Oysa burada bir diplomatik hassasiyet var.
Erdoğan ile Trump arasında iletişim kanallarının Eylül’deki görüşmeden bu yana, özellikle son krizden beri pek iyi işlemediği bir sır değil.
Bir numaralar arasında iletişim hatlarının iyi işlemediği ortamda –Dışişleri bakanları teknik konularda bir esneklik sağlamışken- siyasi konuların iki numaralar arasında ve daha önemlisi tek kanal üzerinden konuşulması imkânı doğmuş bulunuyor.
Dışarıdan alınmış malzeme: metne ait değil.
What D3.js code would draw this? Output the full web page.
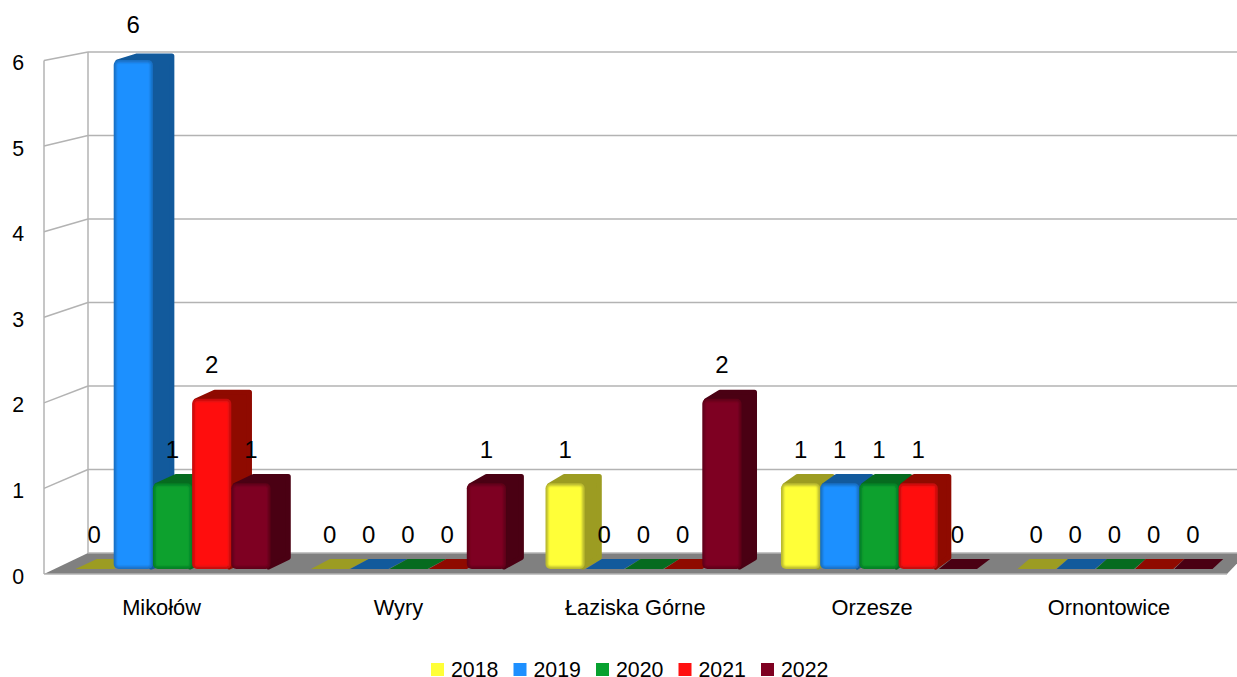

Evet, Yıldırım’a Çavuşoğlu’nun yanı sıra ekonomiden sorumlu Başbakan Yardımcısı Mehmet Şimşek ve Enerji Bakanı Berat Albayrak da eşlik ediyor ama özellikle Şimşek ve Albayrak’ın işi daha çok New York’ta yatırımcılarla olacak. Çavuşoğlu’nun da New York’ta BM Genel Sekreteri ile Başbakan'ın görüşmesi gibi bir görevi daha var. Ama siyasi konular, başka kanal olmadan Yıldırım ve Pence arasında konuşulacak; üzerinde çalışılacak zemin bu.
Bu imkânın her iki tarafça da iyi değerlendirilmesi ve üst düzey siyasi diyalog kanalının tamir edilip yenilenmesi gerekiyor.
Tabii bu arada her iki ülke mahkemelerince alınacak yeni kararların ilişkilerin seyrini olumlu ya da olumsuz yönde değiştirebileceğini unutmamak gerekiyor.